**Data excerpt:**
==========

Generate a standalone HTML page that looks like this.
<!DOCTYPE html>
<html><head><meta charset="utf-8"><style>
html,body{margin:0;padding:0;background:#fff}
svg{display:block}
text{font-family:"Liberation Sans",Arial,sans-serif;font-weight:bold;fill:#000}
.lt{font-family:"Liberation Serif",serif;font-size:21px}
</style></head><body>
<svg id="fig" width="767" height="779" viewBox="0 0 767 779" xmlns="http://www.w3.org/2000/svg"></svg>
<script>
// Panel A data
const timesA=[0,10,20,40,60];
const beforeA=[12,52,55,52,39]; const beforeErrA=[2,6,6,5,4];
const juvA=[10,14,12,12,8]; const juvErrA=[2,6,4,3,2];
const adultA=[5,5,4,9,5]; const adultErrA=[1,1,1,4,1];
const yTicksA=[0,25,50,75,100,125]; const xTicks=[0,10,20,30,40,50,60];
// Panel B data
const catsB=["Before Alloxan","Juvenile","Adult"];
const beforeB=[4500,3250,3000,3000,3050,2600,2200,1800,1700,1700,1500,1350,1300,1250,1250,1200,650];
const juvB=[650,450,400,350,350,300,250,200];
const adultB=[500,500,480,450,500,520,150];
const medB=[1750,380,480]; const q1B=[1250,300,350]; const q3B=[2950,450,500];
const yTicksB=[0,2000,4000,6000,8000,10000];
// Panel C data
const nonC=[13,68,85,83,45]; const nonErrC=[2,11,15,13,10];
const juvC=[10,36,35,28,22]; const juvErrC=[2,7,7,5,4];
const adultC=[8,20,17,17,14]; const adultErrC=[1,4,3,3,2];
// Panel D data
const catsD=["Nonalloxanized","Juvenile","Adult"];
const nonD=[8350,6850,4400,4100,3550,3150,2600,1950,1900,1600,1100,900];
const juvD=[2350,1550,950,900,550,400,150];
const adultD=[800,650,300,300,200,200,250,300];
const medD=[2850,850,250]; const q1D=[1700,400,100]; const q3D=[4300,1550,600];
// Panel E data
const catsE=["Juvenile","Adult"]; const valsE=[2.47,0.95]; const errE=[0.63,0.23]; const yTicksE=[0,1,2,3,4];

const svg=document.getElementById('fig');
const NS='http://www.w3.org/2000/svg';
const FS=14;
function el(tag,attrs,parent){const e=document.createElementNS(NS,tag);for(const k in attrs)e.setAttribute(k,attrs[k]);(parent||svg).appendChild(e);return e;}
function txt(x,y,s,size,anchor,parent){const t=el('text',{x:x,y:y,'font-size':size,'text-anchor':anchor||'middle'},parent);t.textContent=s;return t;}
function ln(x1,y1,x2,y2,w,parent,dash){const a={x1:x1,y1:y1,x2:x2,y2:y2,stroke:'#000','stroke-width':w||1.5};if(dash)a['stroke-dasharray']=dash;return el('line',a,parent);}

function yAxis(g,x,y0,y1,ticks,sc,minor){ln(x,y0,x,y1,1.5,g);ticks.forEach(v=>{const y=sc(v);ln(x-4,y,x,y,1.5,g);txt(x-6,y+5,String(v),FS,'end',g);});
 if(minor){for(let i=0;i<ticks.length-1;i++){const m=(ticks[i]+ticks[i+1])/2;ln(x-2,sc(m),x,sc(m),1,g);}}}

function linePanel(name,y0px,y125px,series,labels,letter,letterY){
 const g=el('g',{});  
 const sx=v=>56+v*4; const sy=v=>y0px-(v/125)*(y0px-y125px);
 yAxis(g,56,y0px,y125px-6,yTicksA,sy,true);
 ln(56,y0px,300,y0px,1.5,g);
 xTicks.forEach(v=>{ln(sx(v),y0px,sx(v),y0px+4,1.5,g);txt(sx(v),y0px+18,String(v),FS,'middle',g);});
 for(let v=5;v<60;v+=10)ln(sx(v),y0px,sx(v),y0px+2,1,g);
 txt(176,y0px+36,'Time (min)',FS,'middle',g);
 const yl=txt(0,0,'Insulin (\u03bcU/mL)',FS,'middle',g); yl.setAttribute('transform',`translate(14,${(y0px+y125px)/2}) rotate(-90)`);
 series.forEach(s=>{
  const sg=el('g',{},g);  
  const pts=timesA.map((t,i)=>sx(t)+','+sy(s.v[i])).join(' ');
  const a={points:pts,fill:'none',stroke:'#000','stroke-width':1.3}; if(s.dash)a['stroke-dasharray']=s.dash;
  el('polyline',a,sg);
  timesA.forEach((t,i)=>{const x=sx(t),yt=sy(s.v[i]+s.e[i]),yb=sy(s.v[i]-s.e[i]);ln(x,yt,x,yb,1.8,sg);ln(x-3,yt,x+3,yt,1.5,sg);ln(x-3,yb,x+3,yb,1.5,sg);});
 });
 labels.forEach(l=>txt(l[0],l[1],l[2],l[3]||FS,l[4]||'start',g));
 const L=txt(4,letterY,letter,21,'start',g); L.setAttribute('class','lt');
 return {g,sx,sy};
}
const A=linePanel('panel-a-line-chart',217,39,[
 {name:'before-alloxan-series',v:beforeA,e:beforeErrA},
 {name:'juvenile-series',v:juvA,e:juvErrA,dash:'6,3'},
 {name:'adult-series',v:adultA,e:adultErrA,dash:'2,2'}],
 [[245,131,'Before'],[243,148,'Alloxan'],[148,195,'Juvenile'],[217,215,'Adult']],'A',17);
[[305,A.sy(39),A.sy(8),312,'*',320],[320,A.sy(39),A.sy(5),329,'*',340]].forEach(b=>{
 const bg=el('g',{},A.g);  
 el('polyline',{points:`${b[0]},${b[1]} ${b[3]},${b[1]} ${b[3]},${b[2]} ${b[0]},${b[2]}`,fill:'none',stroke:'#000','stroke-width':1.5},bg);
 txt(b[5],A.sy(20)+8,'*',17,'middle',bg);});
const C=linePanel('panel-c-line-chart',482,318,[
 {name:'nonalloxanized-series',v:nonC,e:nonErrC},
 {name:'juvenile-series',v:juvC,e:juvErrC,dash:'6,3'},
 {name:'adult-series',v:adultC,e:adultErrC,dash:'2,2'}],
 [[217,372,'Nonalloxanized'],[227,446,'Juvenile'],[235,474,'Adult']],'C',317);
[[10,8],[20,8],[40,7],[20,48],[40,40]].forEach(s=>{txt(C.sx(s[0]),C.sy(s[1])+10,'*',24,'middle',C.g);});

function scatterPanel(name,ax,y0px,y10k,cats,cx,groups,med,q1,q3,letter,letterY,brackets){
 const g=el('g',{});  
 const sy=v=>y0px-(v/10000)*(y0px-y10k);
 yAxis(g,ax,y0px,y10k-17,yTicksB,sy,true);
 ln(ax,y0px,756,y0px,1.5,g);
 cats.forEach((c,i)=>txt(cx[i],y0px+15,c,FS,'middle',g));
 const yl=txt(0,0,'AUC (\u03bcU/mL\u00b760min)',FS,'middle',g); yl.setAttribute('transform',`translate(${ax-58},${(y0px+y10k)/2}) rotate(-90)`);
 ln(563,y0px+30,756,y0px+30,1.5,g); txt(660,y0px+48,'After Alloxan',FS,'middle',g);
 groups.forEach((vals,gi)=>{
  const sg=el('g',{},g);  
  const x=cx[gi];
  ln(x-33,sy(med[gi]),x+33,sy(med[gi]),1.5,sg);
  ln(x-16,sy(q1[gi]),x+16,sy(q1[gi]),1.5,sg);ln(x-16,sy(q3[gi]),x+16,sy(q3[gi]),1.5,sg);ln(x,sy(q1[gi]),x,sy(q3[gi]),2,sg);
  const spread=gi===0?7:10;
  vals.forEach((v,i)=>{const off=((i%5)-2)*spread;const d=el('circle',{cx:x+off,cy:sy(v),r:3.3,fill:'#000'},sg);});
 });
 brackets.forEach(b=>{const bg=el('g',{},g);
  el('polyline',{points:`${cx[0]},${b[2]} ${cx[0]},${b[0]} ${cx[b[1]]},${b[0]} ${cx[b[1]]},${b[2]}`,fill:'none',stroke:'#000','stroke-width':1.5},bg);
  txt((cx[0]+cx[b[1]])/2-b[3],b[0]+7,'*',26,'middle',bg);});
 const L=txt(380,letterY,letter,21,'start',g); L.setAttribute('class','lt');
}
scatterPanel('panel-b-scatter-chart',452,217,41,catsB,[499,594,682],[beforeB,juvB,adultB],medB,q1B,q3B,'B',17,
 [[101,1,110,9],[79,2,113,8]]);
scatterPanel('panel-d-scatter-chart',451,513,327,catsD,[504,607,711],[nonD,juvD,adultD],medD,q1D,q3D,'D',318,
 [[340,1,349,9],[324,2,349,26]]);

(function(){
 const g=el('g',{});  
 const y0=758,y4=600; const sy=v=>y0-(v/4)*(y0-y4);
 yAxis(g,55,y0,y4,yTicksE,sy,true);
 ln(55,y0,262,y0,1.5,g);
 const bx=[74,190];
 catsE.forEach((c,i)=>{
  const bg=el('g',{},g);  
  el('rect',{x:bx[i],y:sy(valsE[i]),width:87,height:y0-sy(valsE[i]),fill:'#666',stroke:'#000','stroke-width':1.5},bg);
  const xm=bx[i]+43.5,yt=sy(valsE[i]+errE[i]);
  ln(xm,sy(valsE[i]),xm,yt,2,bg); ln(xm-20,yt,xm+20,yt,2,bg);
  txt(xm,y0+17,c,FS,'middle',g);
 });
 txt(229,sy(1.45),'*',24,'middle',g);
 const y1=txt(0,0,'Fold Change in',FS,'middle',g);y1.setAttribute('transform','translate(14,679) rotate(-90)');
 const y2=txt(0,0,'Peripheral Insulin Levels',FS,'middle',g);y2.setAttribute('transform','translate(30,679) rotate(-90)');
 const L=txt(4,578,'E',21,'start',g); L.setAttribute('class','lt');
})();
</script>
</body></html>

==========

**Stated exercise:** Looking at the material above, please copy exactly every line from its first line through the line containing "errE=[0.63,0.23]; const yTicksE=[0,1,2,3,4];", with both ends included and nothing else.

**Response to the task:**
Generate a standalone HTML page that looks like this.
<!DOCTYPE html>
<html><head><meta charset="utf-8"><style>
html,body{margin:0;padding:0;background:#fff}
svg{display:block}
text{font-family:"Liberation Sans",Arial,sans-serif;font-weight:bold;fill:#000}
.lt{font-family:"Liberation Serif",serif;font-size:21px}
</style></head><body>
<svg id="fig" width="767" height="779" viewBox="0 0 767 779" xmlns="http://www.w3.org/2000/svg"></svg>
<script>
// Panel A data
const timesA=[0,10,20,40,60];
const beforeA=[12,52,55,52,39]; const beforeErrA=[2,6,6,5,4];
const juvA=[10,14,12,12,8]; const juvErrA=[2,6,4,3,2];
const adultA=[5,5,4,9,5]; const adultErrA=[1,1,1,4,1];
const yTicksA=[0,25,50,75,100,125]; const xTicks=[0,10,20,30,40,50,60];
// Panel B data
const catsB=["Before Alloxan","Juvenile","Adult"];
const beforeB=[4500,3250,3000,3000,3050,2600,2200,1800,1700,1700,1500,1350,1300,1250,1250,1200,650];
const juvB=[650,450,400,350,350,300,250,200];
const adultB=[500,500,480,450,500,520,150];
const medB=[1750,380,480]; const q1B=[1250,300,350]; const q3B=[2950,450,500];
const yTicksB=[0,2000,4000,6000,8000,10000];
// Panel C data
const nonC=[13,68,85,83,45]; const nonErrC=[2,11,15,13,10];
const juvC=[10,36,35,28,22]; const juvErrC=[2,7,7,5,4];
const adultC=[8,20,17,17,14]; const adultErrC=[1,4,3,3,2];
// Panel D data
const catsD=["Nonalloxanized","Juvenile","Adult"];
const nonD=[8350,6850,4400,4100,3550,3150,2600,1950,1900,1600,1100,900];
const juvD=[2350,1550,950,900,550,400,150];
const adultD=[800,650,300,300,200,200,250,300];
const medD=[2850,850,250]; const q1D=[1700,400,100]; const q3D=[4300,1550,600];
// Panel E data
const catsE=["Juvenile","Adult"]; const valsE=[2.47,0.95]; const errE=[0.63,0.23]; const yTicksE=[0,1,2,3,4];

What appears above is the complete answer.